In view of the timing of the sculptor shortage and the hiring of Rolando Santana, it is reasonable to suppose that the addition (or more likely restoration) of the gryphons was made possible by his addition to the WED staff.  But is there any evidence that Rolando was the actual sculptor responsible for producing these pieces?  There is, although the evidence is indirect.  In the Disney News photo of Rolando, he is shown working on one of the two chairs at the ends of the table in the ballroom, the chairs occupied by the Birthday Girl and Great Caesar's Ghost:

Those are certainly gryphon-like creatures.  If we examine some of the other carving on the chairs, we find more gryphon-like creatures:

It's a pity that these attractive details are impossible for the ordinary rider to see, but I guess that's why we need geeky blogs, eh?  Anyway, to judge by those chairs, Rolando certainly seemed to have a way with carving gryphons. He may also be responsible for still another set of ballroom gryphons: the wooden corbels that decorate the capitals of the two poles which anchor the wrought iron railing up on the doombuggy balcony—one at each end of the balcony. They've been right there in front of your nose all this time, and I'll bet you've never noticed them.

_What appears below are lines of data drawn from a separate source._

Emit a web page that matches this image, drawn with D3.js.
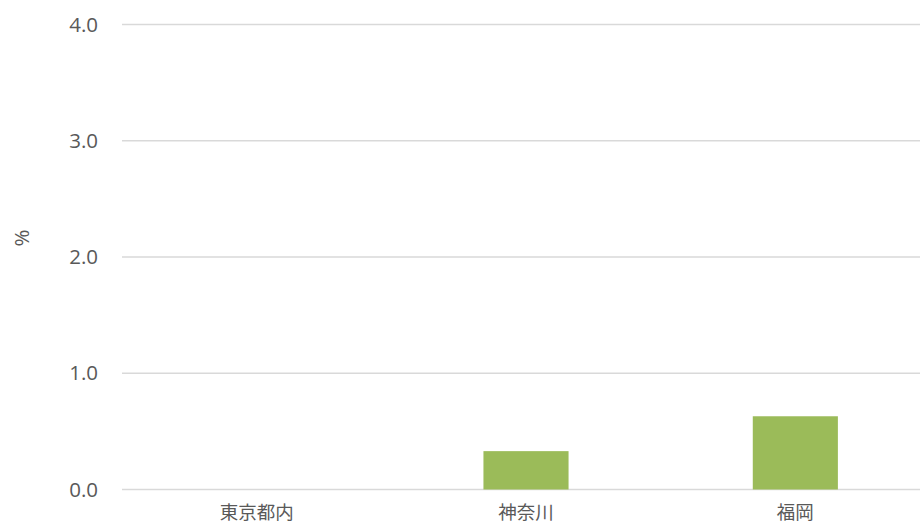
<!DOCTYPE html>
<html>
<head>
<meta charset="utf-8">
<script src="https://cdn.jsdelivr.net/npm/d3@7"></script>
<style>
  body { margin: 0; background: #fff; }
  text { font-family: "Open Sans", "Noto Sans CJK JP", sans-serif; fill: #595959; }
</style>
</head>
<body>
<svg id="chart" width="920" height="525"></svg>
<script>
// Data
const categories = ["東京都内", "神奈川", "福岡"];
const values = [0, 0.33, 0.63];
const yTicks = [0, 1, 2, 3, 4];

const svg = d3.select("#chart");

const x = d3.scaleBand()
  .domain(categories)
  .range([122, 930])
  .paddingInner(0.684)
  .paddingOuter(0.342);

const y = d3.scaleLinear()
  .domain([0, 4])
  .range([489.5, 24.5]);

// gridlines
svg.append("g")
  .selectAll("line")
  .data(yTicks)
  .enter()
  .append("line")
  .attr("x1", 122)
  .attr("x2", 920)
  .attr("y1", d => y(d))
  .attr("y2", d => y(d))
  .attr("stroke", "#d9d9d9")
  .attr("stroke-width", 1.3);

// y tick labels
svg.append("g")
  .selectAll("text")
  .data(yTicks)
  .enter()
  .append("text")
  .attr("x", 98)
  .attr("y", d => y(d))
  .attr("dy", "0.35em")
  .attr("text-anchor", "end")
  .style("font-size", "20.5px")
  .text(d => d3.format(".1f")(d));

// y axis title
svg.append("text")
  .attr("transform", "translate(22,238) rotate(-90)")
  .attr("text-anchor", "middle")
  .attr("dy", "0.35em")
  .style("font-size", "20.5px")
  .text("%");

// bars
svg.append("g")
  .selectAll("rect")
  .data(values)
  .enter()
  .append("rect")
  .attr("x", (d, i) => x(categories[i]))
  .attr("y", d => y(d))
  .attr("width", x.bandwidth())
  .attr("height", d => y(0) - y(d))
  .attr("fill", "#9bbb59");

// category labels
svg.append("g")
  .selectAll("text")
  .data(categories)
  .enter()
  .append("text")
  .attr("x", d => x(d) + x.bandwidth() / 2)
  .attr("y", 513)
  .attr("dy", "0.35em")
  .attr("text-anchor", "middle")
  .style("font-size", "18.5px")
  .text(d => d);
</script>
</body>
</html>
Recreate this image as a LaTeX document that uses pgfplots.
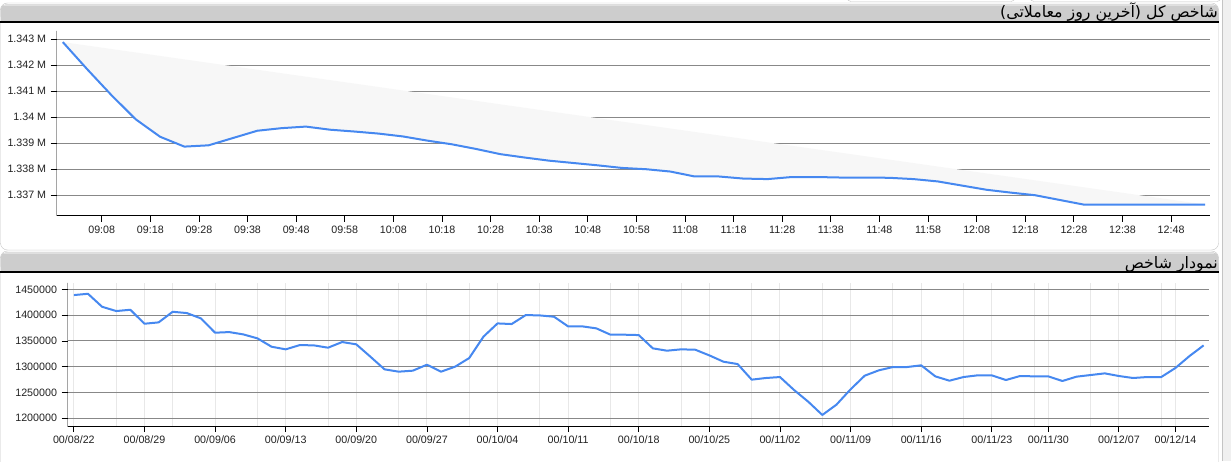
\documentclass[border=0pt]{standalone}
\usepackage{fontspec}
\setmainfont{Liberation Sans}
\newfontfamily\arabicfont[Script=Arabic]{DejaVu Sans}
\TeXXeTstate=1
\usepackage{pgfplots}
\pgfplotsset{compat=1.18}
\usepackage{pgfplotstable}

\definecolor{bargray}{HTML}{CDCDCD}
\definecolor{bordergray}{HTML}{C4C4C4}
\definecolor{stripgray}{HTML}{F0F0F0}
\definecolor{gridgray}{HTML}{888888}
\definecolor{vgrid}{HTML}{E8E8E8}
\definecolor{areagray}{HTML}{F7F7F7}
\definecolor{lineblue}{RGB}{70,136,240}
\definecolor{labelcol}{HTML}{222222}

% last trading day, minutes after 09:00, index in thousands
\pgfplotstableread{
m v
0 1342.89
5 1341.85
10 1340.85
15 1339.92
20 1339.25
25 1338.87
30 1338.92
35 1339.20
40 1339.48
45 1339.58
50 1339.64
55 1339.52
60 1339.45
65 1339.37
70 1339.26
75 1339.10
80 1338.96
85 1338.78
90 1338.58
95 1338.45
100 1338.33
105 1338.24
110 1338.15
115 1338.05
120 1338.00
125 1337.91
130 1337.72
135 1337.72
140 1337.64
145 1337.62
150 1337.70
155 1337.70
160 1337.68
165 1337.68
170 1337.67
175 1337.62
180 1337.53
185 1337.37
190 1337.21
195 1337.10
200 1337.00
205 1336.82
210 1336.64
215 1336.64
220 1336.64
225 1336.64
230 1336.64
235 1336.64
}\intraday

% daily index, trading day number
\pgfplotstableread{
d v
0 1439000
1 1441500
2 1416300
3 1408000
4 1410500
5 1383400
6 1386000
7 1406600
8 1404100
9 1393700
10 1366000
11 1367200
12 1362700
13 1355000
14 1338800
15 1333700
16 1342000
17 1341400
18 1336900
19 1347900
20 1343400
21 1319400
22 1294900
23 1290400
24 1292300
25 1303900
26 1290400
27 1300100
28 1316900
29 1358200
30 1384000
31 1382800
32 1400200
33 1399500
34 1397000
35 1378200
36 1378300
37 1374400
38 1362100
39 1362100
40 1361400
41 1335600
42 1331100
43 1333700
44 1333000
45 1322000
46 1309700
47 1305200
48 1274900
49 1278100
50 1280000
51 1254800
52 1232200
53 1206400
54 1226400
55 1256100
56 1282600
57 1293000
58 1299400
59 1299400
60 1302700
61 1281300
62 1272900
63 1280000
64 1283300
65 1283300
66 1274200
67 1282000
68 1281300
69 1281300
70 1272300
71 1280700
72 1283900
73 1287100
74 1282000
75 1278100
76 1280000
77 1280000
78 1297500
79 1320700
80 1341400
}\daily

\pgfplotsset{
  panel/.style={
    scale only axis,
    anchor=south west,
    axis line style={draw=none},
    tick align=outside,
    xtick pos=left, ytick pos=left,
    major tick length=6pt,
    tick style={black, line width=0.8pt},
    ymajorgrids,
    major y grid style={gridgray, line width=1pt},
    ticklabel style={font=\fontsize{10.7}{12}\selectfont, text=labelcol},
    yticklabel style={xshift=-1pt},
    scaled ticks=false,
  },
}

\begin{document}
\begin{tikzpicture}[x=1pt,y=1pt]
\useasboundingbox (0,0) rectangle (1231,461);
\fill[white] (0,0) rectangle (1231,461);
% right strip
\fill[stripgray] (1222,0) rectangle (1231,461);
\draw[bordergray] (1222,0) -- (1222,461);
% top-right tabs
\draw[bordergray, fill=white, rounded corners=4pt] (847,470) -- (847,459.5) -- (1015,459.5) -- (1015,470);
\draw[bordergray, fill=white, rounded corners=4pt] (1030,470) -- (1030,459.5) -- (1221,459.5) -- (1221,470);

% top panel
\draw[bordergray, fill=white, rounded corners=7pt] (0.5,211) rectangle (1218.5,458);
\fill[bargray, rounded corners=5pt] (0.5,440) rectangle (1218.5,456.5);
\fill[bargray] (0.5,439.5) rectangle (1218.5,448);
\draw[white!88!black, line width=0.8pt] (4,456) -- (1214,456);
\draw[black, line width=1.3pt] (0,439) -- (1218.5,439);
\node[anchor=base east, inner sep=0pt, font=\arabicfont\fontsize{15.8}{18}\selectfont]
  at (1218,443) {\beginR شاخص کل (آخرین روز معاملاتی)\endR};

% bottom panel
\draw[bordergray, fill=white, rounded corners=7pt] (0.5,-20) rectangle (1218.5,210);
\fill[bargray, rounded corners=5pt] (0.5,190) rectangle (1218.5,208.5);
\fill[bargray] (0.5,189.5) rectangle (1218.5,198);
\draw[white!88!black, line width=0.8pt] (4,208) -- (1214,208);
\draw[black, line width=1.3pt] (0,189) -- (1218.5,189);
\node[anchor=base east, inner sep=0pt, font=\arabicfont\fontsize{15.8}{18}\selectfont]
  at (1218,193) {\beginR نمودار شاخص\endR};

\begin{axis}[panel,
  at={(56.7pt,245pt)}, width=1153.3pt, height=185.3pt,
  xmin=-1.26, xmax=236, ymin=1336.2, ymax=1343.33,
  xtick={8,18,...,228},
  xticklabels={09:08,09:18,09:28,09:38,09:48,09:58,10:08,10:18,10:28,10:38,10:48,10:58,
    11:08,11:18,11:28,11:38,11:48,11:58,12:08,12:18,12:28,12:38,12:48},
  ytick={1337,1338,1339,1340,1341,1342,1343},
  yticklabels={1.337 M,1.338 M,1.339 M,1.34 M,1.341 M,1.342 M,1.343 M},
]
\addplot[fill=areagray, draw=none] table[x=m, y=v] {\intraday} -- cycle;
\addplot[lineblue, line width=2pt, line join=round] table[x=m, y=v] {\intraday};
\draw[black, line width=1pt] (rel axis cs:0,1) -- (rel axis cs:0,0) -- (rel axis cs:1,0);
\end{axis}

\begin{axis}[panel,
  at={(67.5pt,35pt)}, width=1141.8pt, height=143.3pt,
  xmin=-0.45, xmax=80.4, ymin=1185000, ymax=1463000,
  xtick={0,5,10,15,20,25,30,35,40,45,50,55,60,65,69,74,78},
  xticklabels={00/08/22,00/08/29,00/09/06,00/09/13,00/09/20,00/09/27,00/10/04,00/10/11,
    00/10/18,00/10/25,00/11/02,00/11/09,00/11/16,00/11/23,00/11/30,00/12/07,00/12/14},
  minor xtick={3,7,13,18,23,28,33,38,43,48,53,58,63,68,72,77},
  minor tick length=0pt,
  xmajorgrids, xminorgrids,
  major x grid style={vgrid, line width=1pt},
  minor x grid style={vgrid, line width=1pt},
  ytick={1200000,1250000,1300000,1350000,1400000,1450000},
  yticklabels={1200000,1250000,1300000,1350000,1400000,1450000},
]
\addplot[lineblue, line width=2pt, line join=round] table[x=d, y=v] {\daily};
\draw[black, line width=1pt] (rel axis cs:0,1) -- (rel axis cs:0,0) -- (rel axis cs:1,0);
\end{axis}
\end{tikzpicture}
\end{document}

pic by ww12345.  That's the hall tree at the end of the balcony just as you turn to go into the attic. The drawing is based on a blueprint.

For some people, Rolando's greatest Mansion masterpiece is not the gryphons but the beloved bat stantion. Here is the actual wooden archetype he carved and that was used to create the mold for the brass fixtures. It was sold at auction several years ago.

Getting back to the Disney News article, whoever wrote it evidently knew that Rolando had some sort of direct connection with the stairway gryphons.  It is not explicitly stated, but it is certainly implied that the "sneak preview" pics feature his handiwork.  Two of the four mini-pics feature one of the gryphons and one of the newel posts they lean against, while a full-size sketch of a gryphon adorns the wall behind him.

The article was written in the Summer of 1969, mere months after Santana had come on board.  Put it all together and it seems very likely that our stairway sentinels were done by Ciro Rolando Santana y Arrite.  It's not just that he did them rather than someone else, it's that they probably would not have been done at all without him.  If you are among their admirers, the next time you pass between them, a mental hat-tip or a murmured thank you might not be out of place.



  1. HAHA. Well I can tell you for certain that the WDW gryphon is not fiberglass. It's wooden, as I almost learned the hard way. Long story short: the gryphon may very well have become an amputee that day if someone upstairs wasn't looking out for me

  2. The imagineers great attention to tiny details is what makes their work amazing. Whether it's a tiny detail, like the reflection in an eye in a animation, or the small gryphons on the ballroom chairs, it all adds up to a great experience whether you 'consciously' see the details or not.

  3. Did he also carve the Corridor of Doors doors, wainscoting, and sculpt the door handles?